-- Start of Recorded information --

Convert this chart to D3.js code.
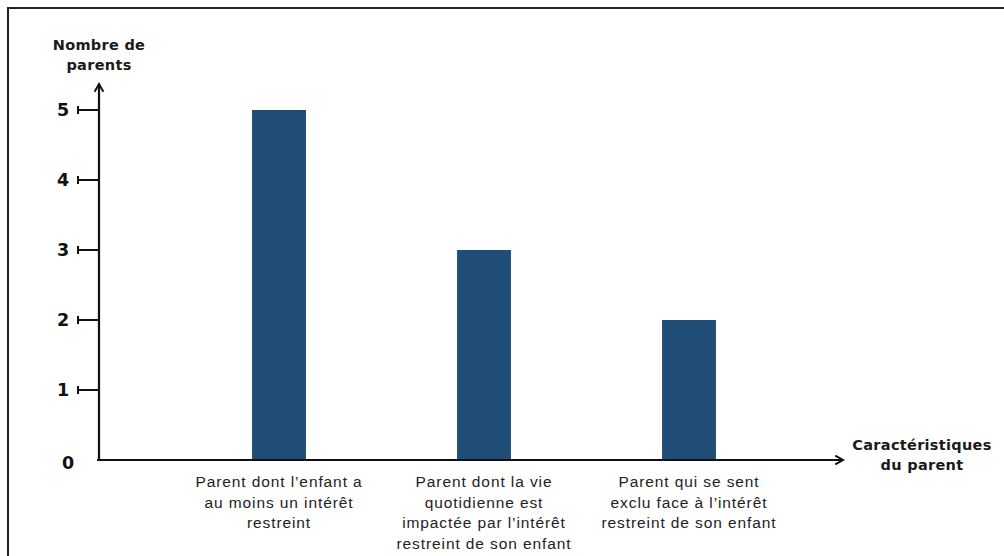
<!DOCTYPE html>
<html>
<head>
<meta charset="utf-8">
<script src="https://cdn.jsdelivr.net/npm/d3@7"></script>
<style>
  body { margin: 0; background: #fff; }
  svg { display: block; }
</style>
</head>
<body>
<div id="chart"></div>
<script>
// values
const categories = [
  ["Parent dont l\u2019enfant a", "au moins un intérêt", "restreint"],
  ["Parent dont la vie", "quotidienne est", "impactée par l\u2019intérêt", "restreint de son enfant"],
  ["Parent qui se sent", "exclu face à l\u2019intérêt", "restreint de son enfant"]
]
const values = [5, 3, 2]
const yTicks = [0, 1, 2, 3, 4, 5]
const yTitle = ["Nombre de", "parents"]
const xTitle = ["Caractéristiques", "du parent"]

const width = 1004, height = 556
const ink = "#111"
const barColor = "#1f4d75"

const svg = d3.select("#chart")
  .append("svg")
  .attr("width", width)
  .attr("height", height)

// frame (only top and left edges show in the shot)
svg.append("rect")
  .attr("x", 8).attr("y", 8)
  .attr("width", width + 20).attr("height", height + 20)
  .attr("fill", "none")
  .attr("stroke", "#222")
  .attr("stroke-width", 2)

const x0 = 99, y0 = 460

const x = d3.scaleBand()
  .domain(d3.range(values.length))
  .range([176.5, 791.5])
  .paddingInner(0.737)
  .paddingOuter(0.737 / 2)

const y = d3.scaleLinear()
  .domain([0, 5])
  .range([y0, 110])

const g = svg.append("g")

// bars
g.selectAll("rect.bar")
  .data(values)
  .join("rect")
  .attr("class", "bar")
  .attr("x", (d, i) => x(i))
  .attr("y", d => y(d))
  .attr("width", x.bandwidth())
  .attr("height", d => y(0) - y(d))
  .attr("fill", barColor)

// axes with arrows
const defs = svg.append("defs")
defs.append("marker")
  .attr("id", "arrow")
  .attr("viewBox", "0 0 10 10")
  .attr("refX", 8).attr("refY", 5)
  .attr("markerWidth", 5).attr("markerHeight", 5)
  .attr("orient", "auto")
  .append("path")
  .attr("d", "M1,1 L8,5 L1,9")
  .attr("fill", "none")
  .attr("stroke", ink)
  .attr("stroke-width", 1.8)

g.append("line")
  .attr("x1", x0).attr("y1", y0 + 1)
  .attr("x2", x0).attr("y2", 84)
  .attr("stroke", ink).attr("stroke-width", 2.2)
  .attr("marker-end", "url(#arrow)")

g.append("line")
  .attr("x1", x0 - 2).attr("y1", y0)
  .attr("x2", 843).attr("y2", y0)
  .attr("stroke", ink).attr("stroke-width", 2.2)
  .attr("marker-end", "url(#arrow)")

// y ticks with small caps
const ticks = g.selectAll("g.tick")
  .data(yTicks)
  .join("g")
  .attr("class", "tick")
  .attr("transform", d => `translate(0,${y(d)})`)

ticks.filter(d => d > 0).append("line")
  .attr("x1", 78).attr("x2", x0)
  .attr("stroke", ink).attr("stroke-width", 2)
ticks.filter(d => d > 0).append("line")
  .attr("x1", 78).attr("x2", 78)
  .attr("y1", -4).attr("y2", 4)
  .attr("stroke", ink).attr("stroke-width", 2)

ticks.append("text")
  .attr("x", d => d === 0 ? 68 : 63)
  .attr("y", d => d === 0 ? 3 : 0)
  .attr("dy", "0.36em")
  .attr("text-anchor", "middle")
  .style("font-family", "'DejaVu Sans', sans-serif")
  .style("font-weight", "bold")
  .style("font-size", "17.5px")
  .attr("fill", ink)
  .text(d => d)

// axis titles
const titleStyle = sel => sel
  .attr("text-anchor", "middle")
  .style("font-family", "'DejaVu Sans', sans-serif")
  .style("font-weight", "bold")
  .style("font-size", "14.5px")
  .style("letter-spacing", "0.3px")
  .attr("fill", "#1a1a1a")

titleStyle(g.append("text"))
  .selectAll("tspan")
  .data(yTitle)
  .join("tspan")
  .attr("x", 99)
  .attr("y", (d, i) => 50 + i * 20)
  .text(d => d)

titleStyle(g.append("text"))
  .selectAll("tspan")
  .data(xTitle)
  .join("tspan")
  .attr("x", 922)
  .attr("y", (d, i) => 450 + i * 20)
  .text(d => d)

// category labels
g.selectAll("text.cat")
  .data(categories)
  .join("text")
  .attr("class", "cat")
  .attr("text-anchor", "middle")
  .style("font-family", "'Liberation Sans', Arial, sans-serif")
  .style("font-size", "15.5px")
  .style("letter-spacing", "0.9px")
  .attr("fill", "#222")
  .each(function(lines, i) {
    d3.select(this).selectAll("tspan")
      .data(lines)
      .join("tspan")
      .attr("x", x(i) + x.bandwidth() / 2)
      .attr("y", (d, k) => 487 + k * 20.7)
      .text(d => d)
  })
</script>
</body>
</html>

-- End of Recorded information --

> **What the exercise asks**: Repeat all of the data above word for word, minus the pictures.

> **Answer to this task**:
Convert this chart to D3.js code.
<!DOCTYPE html>
<html>
<head>
<meta charset="utf-8">
<script src="https://cdn.jsdelivr.net/npm/d3@7"></script>
<style>
  body { margin: 0; background: #fff; }
  svg { display: block; }
</style>
</head>
<body>
<div id="chart"></div>
<script>
// values
const categories = [
  ["Parent dont l\u2019enfant a", "au moins un intérêt", "restreint"],
  ["Parent dont la vie", "quotidienne est", "impactée par l\u2019intérêt", "restreint de son enfant"],
  ["Parent qui se sent", "exclu face à l\u2019intérêt", "restreint de son enfant"]
]
const values = [5, 3, 2]
const yTicks = [0, 1, 2, 3, 4, 5]
const yTitle = ["Nombre de", "parents"]
const xTitle = ["Caractéristiques", "du parent"]

const width = 1004, height = 556
const ink = "#111"
const barColor = "#1f4d75"

const svg = d3.select("#chart")
  .append("svg")
  .attr("width", width)
  .attr("height", height)

// frame (only top and left edges show in the shot)
svg.append("rect")
  .attr("x", 8).attr("y", 8)
  .attr("width", width + 20).attr("height", height + 20)
  .attr("fill", "none")
  .attr("stroke", "#222")
  .attr("stroke-width", 2)

const x0 = 99, y0 = 460

const x = d3.scaleBand()
  .domain(d3.range(values.length))
  .range([176.5, 791.5])
  .paddingInner(0.737)
  .paddingOuter(0.737 / 2)

const y = d3.scaleLinear()
  .domain([0, 5])
  .range([y0, 110])

const g = svg.append("g")

// bars
g.selectAll("rect.bar")
  .data(values)
  .join("rect")
  .attr("class", "bar")
  .attr("x", (d, i) => x(i))
  .attr("y", d => y(d))
  .attr("width", x.bandwidth())
  .attr("height", d => y(0) - y(d))
  .attr("fill", barColor)

// axes with arrows
const defs = svg.append("defs")
defs.append("marker")
  .attr("id", "arrow")
  .attr("viewBox", "0 0 10 10")
  .attr("refX", 8).attr("refY", 5)
  .attr("markerWidth", 5).attr("markerHeight", 5)
  .attr("orient", "auto")
  .append("path")
  .attr("d", "M1,1 L8,5 L1,9")
  .attr("fill", "none")
  .attr("stroke", ink)
  .attr("stroke-width", 1.8)

g.append("line")
  .attr("x1", x0).attr("y1", y0 + 1)
  .attr("x2", x0).attr("y2", 84)
  .attr("stroke", ink).attr("stroke-width", 2.2)
  .attr("marker-end", "url(#arrow)")

g.append("line")
  .attr("x1", x0 - 2).attr("y1", y0)
  .attr("x2", 843).attr("y2", y0)
  .attr("stroke", ink).attr("stroke-width", 2.2)
  .attr("marker-end", "url(#arrow)")

// y ticks with small caps
const ticks = g.selectAll("g.tick")
  .data(yTicks)
  .join("g")
  .attr("class", "tick")
  .attr("transform", d => `translate(0,${y(d)})`)

ticks.filter(d => d > 0).append("line")
  .attr("x1", 78).attr("x2", x0)
  .attr("stroke", ink).attr("stroke-width", 2)
ticks.filter(d => d > 0).append("line")
  .attr("x1", 78).attr("x2", 78)
  .attr("y1", -4).attr("y2", 4)
  .attr("stroke", ink).attr("stroke-width", 2)

ticks.append("text")
  .attr("x", d => d === 0 ? 68 : 63)
  .attr("y", d => d === 0 ? 3 : 0)
  .attr("dy", "0.36em")
  .attr("text-anchor", "middle")
  .style("font-family", "'DejaVu Sans', sans-serif")
  .style("font-weight", "bold")
  .style("font-size", "17.5px")
  .attr("fill", ink)
  .text(d => d)

// axis titles
const titleStyle = sel => sel
  .attr("text-anchor", "middle")
  .style("font-family", "'DejaVu Sans', sans-serif")
  .style("font-weight", "bold")
  .style("font-size", "14.5px")
  .style("letter-spacing", "0.3px")
  .attr("fill", "#1a1a1a")

titleStyle(g.append("text"))
  .selectAll("tspan")
  .data(yTitle)
  .join("tspan")
  .attr("x", 99)
  .attr("y", (d, i) => 50 + i * 20)
  .text(d => d)

titleStyle(g.append("text"))
  .selectAll("tspan")
  .data(xTitle)
  .join("tspan")
  .attr("x", 922)
  .attr("y", (d, i) => 450 + i * 20)
  .text(d => d)

// category labels
g.selectAll("text.cat")
  .data(categories)
  .join("text")
  .attr("class", "cat")
  .attr("text-anchor", "middle")
  .style("font-family", "'Liberation Sans', Arial, sans-serif")
  .style("font-size", "15.5px")
  .style("letter-spacing", "0.9px")
  .attr("fill", "#222")
  .each(function(lines, i) {
    d3.select(this).selectAll("tspan")
      .data(lines)
      .join("tspan")
      .attr("x", x(i) + x.bandwidth() / 2)
      .attr("y", (d, k) => 487 + k * 20.7)
      .text(d => d)
  })
</script>
</body>
</html>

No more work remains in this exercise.